Au commencement était Gertrude Stein

Stein est une poétesse, écrivaine, dramaturge, collectionneuse et féministe américaine. Elle fut l’une des premières lesbiennes célèbres à l’être ouvertement. 

Gertrude Stein est de ces femmes et hommes dont la clairvoyance a consacré des artistes que la postérité a loués, mais qui souvent, sont montés au ciel sans avoir tutoyé les sommets. Nous n’estimons l’exacte valeur d’une chose qu’en la perdant. Il en va ainsi, bien souvent, du génie. Il faut dire qu’en la matière, Stein a été la contemporaine bienveillante d’une période fort prospère. Bien sûr, il y a eu sa complicité et son admiration pour Picasso. Il fera d’elle un célèbre portrait en 1906. Dès le début du siècle, elle défendra l’art moderne. Collectionneuse chevronnée, elle achète des Cézanne et des Matisse à peine balbutiants.

Evidemment, Stein est bien plus qu’une simple visionnaire. C’est d’abord une femme de lettres. Après des études de médecine jamais achevées à l’université Johns-Hopkins, elle se passionne pour l’hystérie féminine et se penche sur les cas d’écriture pathologique.

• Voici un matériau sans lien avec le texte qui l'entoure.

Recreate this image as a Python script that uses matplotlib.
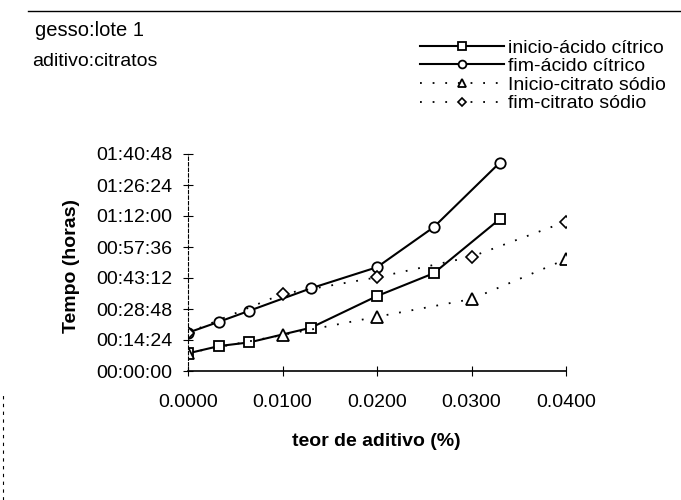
import numpy as np
import matplotlib
matplotlib.use('Agg')
import matplotlib.pyplot as plt
from matplotlib.ticker import FuncFormatter
from matplotlib.lines import Line2D

plt.rcParams['font.family'] = ['Liberation Sans', 'DejaVu Sans']

# teor de aditivo (%)
x_acido = [0.0, 0.0033, 0.0065, 0.013, 0.020, 0.026, 0.033]
x_citrato = [0.0, 0.010, 0.020, 0.030, 0.040]

# tempos em minutos
inicio_acido = [8.2, 11.6, 13.3, 20.1, 34.8, 45.4, 70.6]
fim_acido = [17.8, 22.9, 28.0, 38.4, 48.2, 66.8, 96.8]
inicio_citrato = [8.4, 16.7, 25.2, 33.4, 51.9]
fim_citrato = [17.8, 35.8, 43.5, 53.1, 69.4]

x_ticks = [0.0, 0.01, 0.02, 0.03, 0.04]
y_ticks = [0, 14.4, 28.8, 43.2, 57.6, 72.0, 86.4, 100.8]

legendas = ['inicio-ácido cítrico', 'fim-ácido cítrico',
            'Inicio-citrato sódio', 'fim-citrato sódio']


def hms(v, pos):
    s = int(round(v * 60))
    return '%02d:%02d:%02d' % (s // 3600, (s % 3600) // 60, s % 60)


W, H = 681, 500
fig = plt.figure(figsize=(W / 100, H / 100), dpi=100)
ax = fig.add_axes([188 / W, 1 - 371 / H, (566 - 188) / W, (371 - 154) / H])

pontilhado = (0, (1, 6))
l1, = ax.plot(x_acido, inicio_acido, color='black', lw=1.5, marker='s', ms=7.5,
              mfc='white', mec='black', mew=1.3)
l2, = ax.plot(x_acido, fim_acido, color='black', lw=1.5, marker='o', ms=7.5,
              mfc='white', mec='black', mew=1.3)
l3, = ax.plot(x_citrato, inicio_citrato, color='black', lw=1.3, ls=pontilhado,
              marker='^', ms=8, mfc='white', mec='black', mew=1.3)
l4, = ax.plot(x_citrato, fim_citrato, color='black', lw=1.3, ls=pontilhado,
              marker='D', ms=6, mfc='white', mec='black', mew=1.2)

ax.set_xlim(0, 0.04)
ax.set_ylim(0, 100.8)
ax.set_xticks(x_ticks)
ax.set_xticklabels(['%.4f' % v for v in x_ticks])
ax.set_yticks(y_ticks)
ax.yaxis.set_major_formatter(FuncFormatter(hms))

for side in ['top', 'right']:
    ax.spines[side].set_visible(False)
ax.spines['bottom'].set_linewidth(1.2)
ax.spines['left'].set_linewidth(0.8)
ax.spines['left'].set_linestyle((0, (3, 2)))

ax.tick_params(axis='both', direction='inout', length=7, width=0.8,
               labelsize=14)
ax.tick_params(axis='y', pad=8)
ax.tick_params(axis='x', pad=13)

fig.text(376 / W, 1 - 442 / H, 'teor de aditivo (%)', fontsize=14,
         fontweight='bold', ha='center', va='center')
fig.text(72 / W, 1 - 266 / H, 'Tempo (horas)', fontsize=14,
         fontweight='bold', ha='center', va='center', rotation=90)

fig.text(35 / W, 1 - 30 / H, 'gesso:lote 1', fontsize=14.5, va='center')
fig.text(32 / W, 1 - 62 / H, 'aditivo:citratos', fontsize=14, va='center')

fig.legend([l1, l2, l3, l4], legendas, loc='upper left',
           bbox_to_anchor=(420 / W, 1 - 39 / H), frameon=False,
           borderpad=0, borderaxespad=0, handlelength=4.3,
           handletextpad=0.2, labelspacing=0.05, numpoints=1, fontsize=14,
           markerscale=0.75)

# bordas da folha digitalizada
fig.add_artist(Line2D([28 / W, 1], [1 - 11 / H, 1 - 11 / H], color='black',
                      lw=1.0, transform=fig.transFigure))
fig.add_artist(Line2D([3 / W, 3 / W], [0, 1 - 395 / H], color='black',
                      lw=0.8, ls=(0, (3, 4)), transform=fig.transFigure))

fig.savefig('out.png', dpi=100)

Entre 1903 et 1911 à New York et en Europe, elle s’attèle à “l’oeuvre d’une vie”: The Making of the Americans mais c’est un autre livre qui la révèlera The Autobiography of Alice B.Toklas. Cette dernière fut incontestablement le grand amour (pendant 25 ans) de Gertrude Stein. C’est au cours d’un dîner que les deux femmes se rencontrent. Elle s’installent ensemble en 1907. A partir de cette année, elles passeront l’essentiel de leur temps dans leur maison de Fleurus à recevoir de jeunes artistes prometteurs, surtout des peintres ou des sculpteurs et des écrivains.

Quand éclate la grande guerre, les deux femmes quitteront épisodiquement la France pour l’Espagne notamment. Après une escale à Perpignan puis à Nîmes où elles assistent à l’arrivée des troupes américaines, elles retrouvent un Paris meurtri par la guerre: « C’était un nouveau Paris. Guillaume Apollinaire était mort. Nous vîmes un nombre énorme de gens, mais personne, si je ne me rappelle bien, que nous ayons connu avant la guerre ».

Getrude Stein et Alice Toklas dans leur maison à Bilignin.

Dans les années 1930, les deux femmes achètent une maison à Bilignin. Gertrude Stein et Alice Toklas sont déjà très célèbres quand éclate la seconde guerre mondiale, cette fois-ci, malgré elles, les deux femmes décident de quitter la France: « je manque d’initiative, en général, je reste là où je suis. C’est ainsi qu’il y a eu Paris et l’Espagne, et puis il y a eu Paris et Bilignin et qu’allais-je donc faire en Amérique quand j’y serais. Après tout, je suis américaine d’accord. Que je me trouve là-bas  ne fait pas que je le suis davantage » écrira Stein dans Autobiographie de tout le monde.

Accueillie en véritable star dans son pays d’origine, Gertrude Stein entame avec celle qu’elle appelait ouvertement “sa femme” une série de conférences qui la mèneront à Washington, Harvard, Atlanta, Dallas. Etc. Quand l’accalmie reprend ses droits en Europe, les deux femmes reviennent en France. Gertrude Stein mourra d’un cancer de l’estomac à l’hôpital américain de Neuilly-sur-Seine en 1946. Alice Toklas ne s’éteindra qu’en 1967. Dans un célèbre billet, elle écrira: « Ma très chère, puisque je ne t’ai pas souhaité bonne nuit et que cela me manque tant, sache maintenant combien je t’aime ».